Speakers at the morning session will include Professor June Barrow-Green from the Open University and pure mathematics researcher Professor Reidun Twarock, from the University of York.
Opening the afternoon session will be first generation female mathematician Professor Dona Strauss from the University of Leeds.
Then Beth Penrose (University of Nottingham), Fiona Murray (Principal Integrity Engineer - TA Pipelines and Structures at Centrica) and Suduph Imran (a former mathematics teacher at Our Lady's Catholic College in Lancaster who is studying for her Masters in Education) will speak about their jobs and how they use mathematics every day. Beth, Fiona and Suduph are ambassadors from STEMfirst, an organisation which promotes opportunities in science, technology, engineering and maths.
The last speaker will be Dr Marianne Freiberger, the editor of the mathematics magazine 'Plus', who promises a very active, fun session.
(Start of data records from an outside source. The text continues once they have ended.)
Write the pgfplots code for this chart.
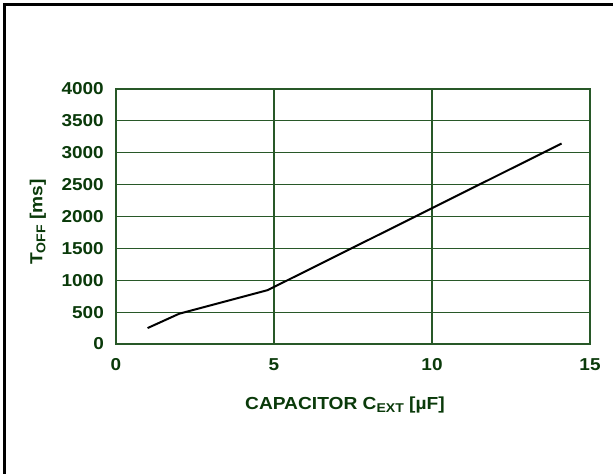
\documentclass[border=0pt]{standalone}
\usepackage{fontspec}
\setmainfont{Liberation Sans}[FakeStretch=1.1]
\usepackage{pgfplots}
\pgfplotsset{compat=1.18}
\definecolor{dg}{RGB}{10,58,10}
\definecolor{gl}{RGB}{40,88,40}
\newcommand{\sub}[1]{\raisebox{-3bp}{\fontsize{12.8}{12.8}\selectfont #1}}
\begin{document}
\begin{tikzpicture}[x=1bp,y=1bp]
\useasboundingbox (0,0) rectangle (613,474);
\draw[line width=3bp] (4.5,0) -- (4.5,469.5) -- (613,469.5);
\begin{axis}[
  at={(116bp,130bp)}, anchor=south west,
  scale only axis, width=474bp, height=255bp,
  xmin=0, xmax=15, ymin=0, ymax=4000,
  xtick={0,5,10,15}, ytick={0,500,...,4000},
  grid=major,
  major grid style={gl, line width=1.2bp},
  axis line style={gl, line width=1.3bp},
  tick style={draw=none},
  /pgf/number format/assume math mode=true,
  /pgf/number format/1000 sep={},
  ticklabel style={font=\fontsize{17.3}{20}\selectfont\bfseries, text=dg},
  xticklabel style={inner sep=0pt, anchor=north, yshift=-14bp},
  yticklabel style={inner sep=0pt, anchor=east, xshift=-12bp},
  xlabel={CAPACITOR C\sub{EXT} [µF]},
  ylabel={T\sub{OFF} [ms]},
  label style={font=\fontsize{17.5}{20}\selectfont\bfseries, text=dg},
  xlabel style={at={(axis description cs:0.483,0)}, anchor=base, yshift=-66bp, inner sep=0pt},
  ylabel style={at={(axis description cs:-0.1646,0.478)}, anchor=center, inner sep=0pt},
]
\addplot[black, line width=2bp] coordinates {
 (1.0,250) (2.0,475) (4.8,845) (10.0,2130) (14.1,3145)
};
\end{axis}
\end{tikzpicture}
\end{document}
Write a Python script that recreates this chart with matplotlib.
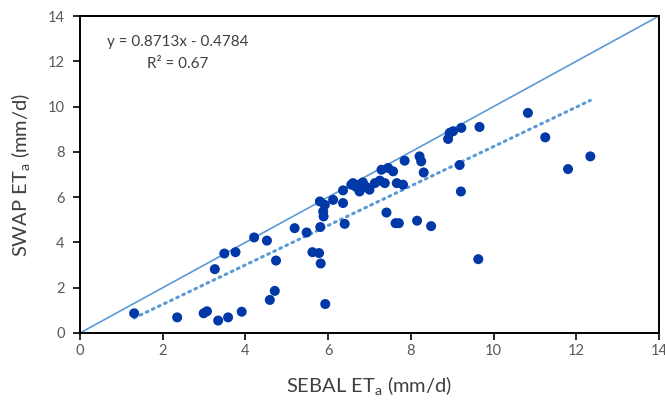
import numpy as np
import matplotlib
matplotlib.use("Agg")
import matplotlib.pyplot as plt

plt.rcParams['font.family'] = ['Lato', 'DejaVu Sans']

sebal_et = [1.31, 2.35, 2.99, 3.07, 3.34, 3.58, 3.91, 3.26, 3.49, 3.76,
            4.21, 4.52, 4.74, 4.59, 4.71, 5.19, 5.48, 5.62, 5.78, 5.82,
            5.81, 5.93, 5.80, 5.92, 5.88, 5.89, 6.12, 6.36, 6.40, 6.36,
            6.56, 6.60, 6.76, 6.84, 6.76, 7.00, 7.13, 7.25, 7.37, 7.29,
            7.45, 7.57, 7.66, 7.81, 7.85, 8.21, 8.25, 8.31, 7.41, 7.63,
            7.71, 8.15, 8.49, 8.94, 8.90, 9.02, 9.22, 9.66, 10.83, 11.25,
            12.34, 11.80, 9.18, 9.21, 9.63, 6.68, 6.92]
swap_et = [0.87, 0.69, 0.87, 0.96, 0.55, 0.69, 0.94, 2.82, 3.51, 3.57,
           4.22, 4.08, 3.20, 1.46, 1.86, 4.63, 4.44, 3.57, 3.53, 3.07,
           4.68, 1.28, 5.81, 5.66, 5.37, 5.15, 5.88, 5.74, 4.82, 6.30,
           6.55, 6.62, 6.55, 6.65, 6.25, 6.33, 6.62, 6.73, 6.62, 7.21,
           7.29, 7.14, 6.62, 6.55, 7.61, 7.80, 7.58, 7.09, 5.32, 4.85,
           4.85, 4.96, 4.72, 8.84, 8.57, 8.91, 9.06, 9.10, 9.72, 8.64,
           7.80, 7.24, 7.42, 6.25, 3.26, 6.45, 6.45]

slope = 0.8713
intercept = -0.4784
r_squared = 0.67
ticks = [0, 2, 4, 6, 8, 10, 12, 14]

fig = plt.figure(figsize=(6.65, 4.03), dpi=100)
ax = fig.add_axes([80/665, 70/403, 579/665, 317/403])

point_color = '#0038A8'
line_color = '#5B9BD5'

ax.plot([0, 14], [0, 14], color=line_color, lw=1.2, zorder=2)
xs = np.array([min(sebal_et), max(sebal_et)])
ax.plot(xs, slope * xs + intercept, color=line_color, lw=2.2,
        linestyle=(0, (0.6, 1.6)), dash_capstyle='round', zorder=2)
ax.scatter(sebal_et, swap_et, s=52, color=point_color, edgecolors='none', zorder=3)

ax.set_xlim(0, 14)
ax.set_ylim(0, 14)
ax.set_xticks(ticks)
ax.set_yticks(ticks)
for sp in ax.spines.values():
    sp.set_linewidth(1.4)
    sp.set_color('black')
ax.tick_params(direction='out', length=5, width=1.2, colors='black',
               labelcolor='#595959', labelsize=10.5)
ax.tick_params(axis='x', pad=3)
ax.tick_params(axis='y', pad=6)

ax.set_xlabel(r'SEBAL ET$_\mathregular{a}$ (mm/d)', fontsize=14.5, color='#404040')
ax.set_ylabel(r'SWAP ET$_\mathregular{a}$ (mm/d)', fontsize=14.5, color='#404040')
ax.xaxis.set_label_coords(0.5, -0.13)
ax.yaxis.set_label_coords(-0.082, 0.5)

ax.text(2.37, 12.87, f'y = {slope}x - {abs(intercept)}',
        ha='center', va='center', fontsize=11, color='#404040')
ax.text(2.37, 11.9, f'R² = {r_squared}',
        ha='center', va='center', fontsize=11, color='#404040')

fig.savefig('out.png', dpi=100)
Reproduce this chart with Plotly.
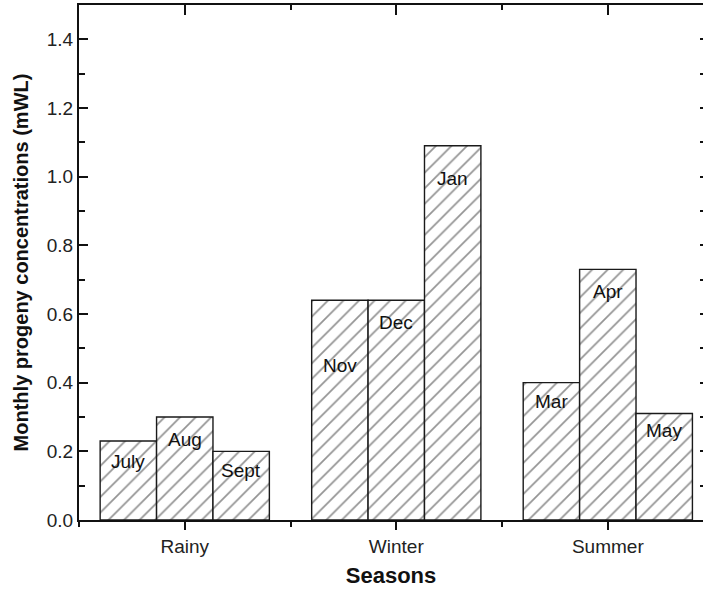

Displays featuring opportunities offered to women by a degree in mathematics or statistics, will stimulate informal discussion between pupils and mathematicians The day will also include a hands-on mathematics contest when attendees will spend time solving tricky problems in small groups under the supervision of coaches, all PhD students from Lancaster University's Department of Mathematics and Statistics.
The event, which offers 70 places, has been funded by the Faculty of Science and Technology Outreach Grant and the London Mathematical Society.
"Everyone talks about getting more women into mathematics but I wanted to do something to actively encourage it," said Dr Mazza, who is a mathematics graduate from Lausanne University. "Year 12 is a critical stage when students make crucial decisions affecting their future career plans. We want to show how appealing it can be to do maths."